> **DATA SHOWN**
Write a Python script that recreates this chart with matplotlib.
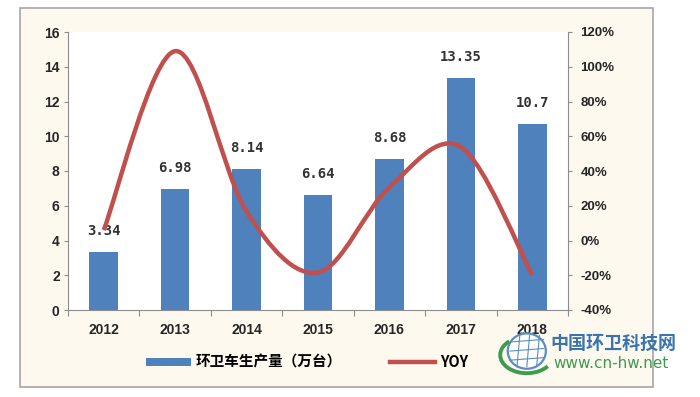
import numpy as np
import matplotlib
matplotlib.use("Agg")
import matplotlib.pyplot as plt
from matplotlib.path import Path
from matplotlib.patches import PathPatch, Rectangle, Patch, Circle, Arc
from matplotlib.lines import Line2D

plt.rcParams['font.family'] = ['Liberation Sans', 'Noto Sans CJK SC', 'DejaVu Sans']

years = ['2012', '2013', '2014', '2015', '2016', '2017', '2018']
output = [3.34, 6.98, 8.14, 6.64, 8.68, 13.35, 10.7]
output_labels = ['3.34', '6.98', '8.14', '6.64', '8.68', '13.35', '10.7']
yoy = [6.0, 109.0, 16.6, -18.4, 30.7, 53.8, -19.9]

bar_color = '#4F81BD'
line_color = '#C0504D'
grey = '#8C8C8C'
text_color = '#262626'

fig = plt.figure(figsize=(7, 3.97), dpi=100)
fig.patch.set_facecolor('white')

# cream frame around the whole chart
fig.patches.append(Rectangle((20 / 700, 10 / 397), 633 / 700, 379 / 397,
                             transform=fig.transFigure, facecolor='#FDF9EF',
                             edgecolor='#A6A6A6', lw=1.2, zorder=-5))

ax = fig.add_axes([68 / 700, 87 / 397, 500 / 700, 278 / 397])
ax.set_facecolor('white')
x = np.arange(len(years))
bars = ax.bar(x, output, width=0.4, color=bar_color, zorder=2)
for xi, v, lab in zip(x, output, output_labels):
    ax.annotate(lab, (xi, v), xytext=(0, 10), textcoords='offset points',
                ha='center', va='bottom', fontsize=10, color='#333333',
                family='DejaVu Sans Mono', fontweight='bold')

ax.set_xlim(-0.5, len(years) - 0.5)
ax.set_ylim(0, 16)
ax.set_yticks(range(0, 17, 2))
ax.set_xticks(np.arange(-0.5, len(years), 1))
ax.set_xticklabels([])
ax.set_xticks(x, minor=True)
ax.set_xticklabels(years, minor=True)
ax.tick_params(axis='x', which='major', length=4, color=grey, direction='out')
ax.tick_params(axis='x', which='minor', length=0, pad=9, labelsize=10,
               labelcolor=text_color)
ax.tick_params(axis='y', length=3, color=grey, pad=3, labelsize=10,
               labelcolor=text_color)
for lab in ax.get_xticklabels(minor=True) + ax.get_yticklabels():
    lab.set_fontweight('bold')
for s in ['top', 'right']:
    ax.spines[s].set_visible(False)
for s in ['left', 'bottom']:
    ax.spines[s].set_color(grey)

ax2 = ax.twinx()
ax2.set_ylim(-40, 120)
ax2.set_yticks(range(-40, 121, 20))
ax2.set_yticklabels([f'{t}%' for t in range(-40, 121, 20)])
ax2.tick_params(axis='y', length=3, color=grey, pad=6, labelsize=9.5,
                labelcolor=text_color)
for lab in ax2.get_yticklabels():
    lab.set_fontweight('bold')
for s in ['top', 'left', 'bottom']:
    ax2.spines[s].set_visible(False)
ax2.spines['right'].set_color(grey)

# smoothed YOY line (bezier through the data points, Excel style)
pts = np.column_stack([x, yoy]).astype(float)
ext = np.vstack([pts[0], pts, pts[-1]])
verts = [tuple(pts[0])]
codes = [Path.MOVETO]
for i in range(len(pts) - 1):
    c1 = pts[i] + (ext[i + 2] - ext[i]) / 6
    c2 = pts[i + 1] - (ext[i + 3] - ext[i + 1]) / 6
    verts += [tuple(c1), tuple(c2), tuple(pts[i + 1])]
    codes += [Path.CURVE4] * 3
ax2.add_patch(PathPatch(Path(verts, codes), fill=False, edgecolor=line_color,
                        lw=3.2, capstyle='butt', zorder=3))

handles = [Patch(facecolor=bar_color, edgecolor='none'),
           Line2D([], [], color=line_color, lw=3.2)]
fig.legend(handles, ['环卫车生产量（万台）', 'YOY'], ncol=2, frameon=False,
           loc='center', bbox_to_anchor=(307 / 700, 1 - 362 / 397),
           handlelength=3.1, handleheight=0.45,
           columnspacing=3.3, handletextpad=0.3,
           prop={'family': ['Noto Sans CJK SC', 'DejaVu Sans'], 'weight': 'bold', 'size': 10.5})

# watermark
fig.text(613 / 700, 1 - 343 / 397, '中国环卫科技网', ha='center', va='center',
         fontsize=13, fontweight='bold', color='#3A74AE',
         family=['Noto Sans CJK SC'])
fig.text(611 / 700, 1 - 364 / 397, 'www.cn-hw.net', ha='center', va='center',
         fontsize=11, color='#3E9B4F', family='DejaVu Sans')
lax = fig.add_axes([496 / 700, 1 - 381 / 397, 56 / 700, 52 / 397])
lax.set_xlim(-1, 1)
lax.set_ylim(-1, 1)
lax.axis('off')
lax.add_patch(Circle((0.1, 0.15), 0.68, facecolor='white', edgecolor='#5B8DC0', lw=1.6))
for yy in (-0.2, 0.15, 0.5):
    lax.plot([-0.5, 0.7], [yy, yy + 0.1], color='#5B8DC0', lw=0.8)
for xx in (-0.25, 0.1, 0.45):
    lax.plot([xx, xx + 0.1], [-0.45, 0.75], color='#5B8DC0', lw=0.8)
lax.add_patch(Arc((0.1, 0.0), 1.9, 1.4, theta1=140, theta2=330, color='#3E9B4F', lw=2.8))

fig.savefig('out.png', dpi=100, facecolor=fig.get_facecolor())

> **TASK**
Repeat, word for word and with no pictures, only the lines running from the beginning of the data to the line that contains "plt.rcParams['font.family'] = ['Liberation".

> **COMPLETED EXERCISE**
Write a Python script that recreates this chart with matplotlib.
import numpy as np
import matplotlib
matplotlib.use("Agg")
import matplotlib.pyplot as plt
from matplotlib.path import Path
from matplotlib.patches import PathPatch, Rectangle, Patch, Circle, Arc
from matplotlib.lines import Line2D

plt.rcParams['font.family'] = ['Liberation Sans', 'Noto Sans CJK SC', 'DejaVu Sans']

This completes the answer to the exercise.